Spilman v. The Salvation Army

In Spilman v. The Salvation Army, the California Court of Appeals addressed whether participants in a nonprofit residential rehabilitation program should be classified as volunteers or employees under California wage laws.

The case involved individuals participating in a residential substance abuse rehabilitation program operated by The Salvation Army. Participants performed various tasks as part of the program. They later brought claims arguing that they should have been treated as employees and, therefore, entitled to wages under California law.

The trial court granted summary judgment in favor of the nonprofit. It concluded that the participants were volunteers rather than employees because there was no express or implied agreement that they would be paid for their work.

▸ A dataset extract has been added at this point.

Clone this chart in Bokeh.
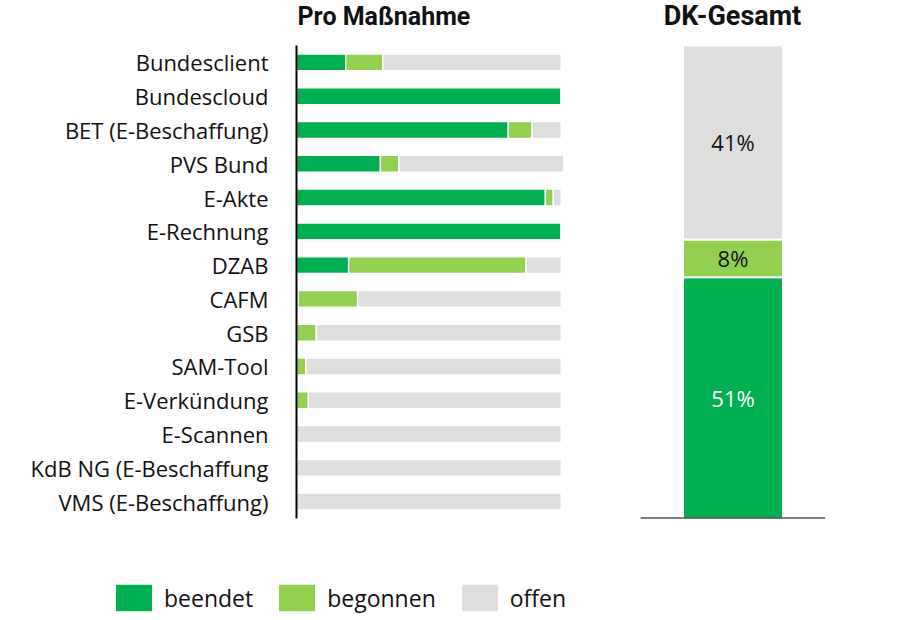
from bokeh.plotting import figure
from bokeh.layouts import column, row
from bokeh.models import Range1d, FactorRange, Span, Legend, LegendItem, ColumnDataSource
from bokeh.core.properties import value
from bokeh.embed import file_html
from bokeh.resources import INLINE
import numpy as np

# ---- data ----
categories = ["Bundesclient", "Bundescloud", "BET (E-Beschaffung)", "PVS Bund", "E-Akte",
              "E-Rechnung", "DZAB", "CAFM", "GSB", "SAM-Tool", "E-Verkündung",
              "E-Scannen", "KdB NG (E-Beschaffung", "VMS (E-Beschaffung)"]
beendet = [18.6, 100, 80, 31.7, 94, 100, 19.7, 0.6, 0, 0, 0, 0, 0, 0]
begonnen = [14, 0, 9, 7, 3, 0, 67, 22.5, 7.5, 3.5, 4.5, 0, 0, 0]
offen = [67.4, 0, 11, 62.3, 3, 0, 13.3, 76.9, 92.5, 96.5, 95.5, 100, 100, 100]

status = ["beendet", "begonnen", "offen"]
gesamt = [51, 8, 41]
gesamt_labels = ["51%", "8%", "41%"]
titles = ["Pro Maßnahme", "DK-Gesamt"]

colors = ["#00B050", "#92D050", "#DEDEDE"]
FONT = "Open Sans"
TFONT = "Roboto"
TXT = "#111111"


def bare(fig):
    fig.outline_line_color = None
    fig.grid.visible = False
    return fig


# ---- title strips ----
t1 = bare(figure(width=620, height=43, x_range=Range1d(0, 620), y_range=Range1d(0, 43),
                 output_backend="svg", toolbar_location=None, x_axis_location=None,
                 y_axis_location=None, min_border=0))
t1.text(x=[297], y=[27.5], text=[titles[0]], text_font=value(TFONT), text_font_size="25px",
        text_font_style="bold", text_color=TXT, text_align="left", text_baseline="middle")
t2 = bare(figure(width=275, height=43, x_range=Range1d(0, 275), y_range=Range1d(0, 43),
                 output_backend="svg", toolbar_location=None, x_axis_location=None,
                 y_axis_location=None, min_border=0))
t2.text(x=[112], y=[27.5], text=[titles[1]], text_font=value(TFONT), text_font_size="27px",
        text_font_style="bold", text_color=TXT, text_align="center", text_baseline="middle")

# ---- left panel ----
src = ColumnDataSource(dict(cat=categories, beendet=beendet, begonnen=begonnen, offen=offen))
p1 = bare(figure(width=620, height=485, y_range=FactorRange(*categories[::-1], range_padding=0),
                 x_range=Range1d(0, 105), output_backend="svg", toolbar_location=None,
                 x_axis_location=None, min_border_left=296, min_border_right=46,
                 min_border_top=0, min_border_bottom=10))
p1.hbar_stack(status, y="cat", height=0.5, color=colors, line_color="white", line_width=1.5, source=src)
p1.yaxis.axis_line_color = "black"
p1.yaxis.axis_line_width = 2
p1.yaxis.major_tick_line_color = None
p1.yaxis.minor_tick_line_color = None
p1.yaxis.major_label_standoff = 22
p1.yaxis.major_label_text_font = FONT
p1.yaxis.major_label_text_font_size = "22px"
p1.yaxis.major_label_text_color = TXT

# ---- right panel ----
x_pos = [0.925]
src2 = ColumnDataSource(dict(x=x_pos, beendet=[gesamt[0]], begonnen=[gesamt[1]], offen=[gesamt[2]]))
p2 = bare(figure(width=275, height=485, x_range=Range1d(0, 1.85), y_range=Range1d(0, 100),
                 output_backend="svg", toolbar_location=None, x_axis_location=None,
                 y_axis_location=None, min_border_left=20, min_border_right=70,
                 min_border_top=2, min_border_bottom=10))
p2.vbar_stack(status, x="x", width=1.0, color=colors, line_color="white", line_width=2, source=src2)
cum = np.cumsum(gesamt)
mids = cum - np.array(gesamt) / 2
p2.text(x=x_pos * 3, y=list(mids), text=gesamt_labels, text_align="center", text_baseline="middle",
        text_font_size="22px", text_font=value(FONT), text_color=["white", TXT, TXT])
p2.add_layout(Span(location=0, dimension="width", line_color="black", line_width=2))

# ---- legend panel ----
p3 = bare(figure(width=895, height=87, x_range=Range1d(0, 1), y_range=Range1d(0, 1),
                 output_backend="svg", toolbar_location=None, x_axis_location=None,
                 y_axis_location=None, min_border=0))
items = []
for s, c in zip(status, colors):
    r = p3.rect(x=[-5], y=[-5], width=0.1, height=0.1, fill_color=c, line_color=None)
    items.append(LegendItem(label=s, renderers=[r]))
leg = Legend(items=items, orientation="horizontal", location=(111, 1), glyph_width=45, glyph_height=33,
             label_standoff=8, spacing=21, padding=0, margin=0, border_line_color=None,
             background_fill_alpha=0, label_text_font=FONT, label_text_font_size="23px",
             label_text_color=TXT)
p3.add_layout(leg)

layout = column(row(t1, t2), row(p1, p2), p3)
open("out.html", "w").write(file_html(layout, INLINE))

Based on this reasoning, the trial court treated the absence of a compensation agreement as the key factor in determining employee status and declined to analyze other disputed evidence about the working relationship.

The Court of Appeal reversed the decision, holding that the trial court applied the wrong legal standard. The court explained that although nonprofit volunteers may fall outside California wage laws, the lack of an agreement for compensation is not a dispositive or threshold test for determining whether someone is an employee.

Instead, the court adopted a two-part framework for analyzing these situations. First, the nonprofit must show that the individual freely agreed to perform services for personal or charitable reasons rather than for compensation. Second, the nonprofit must demonstrate that the use of unpaid labor was not a subterfuge designed to evade wage laws.

Because the trial court failed to apply this analysis and did not resolve several disputed factual issues under this framework, the Court of Appeals vacated the judgment and remanded the case for further proceedings.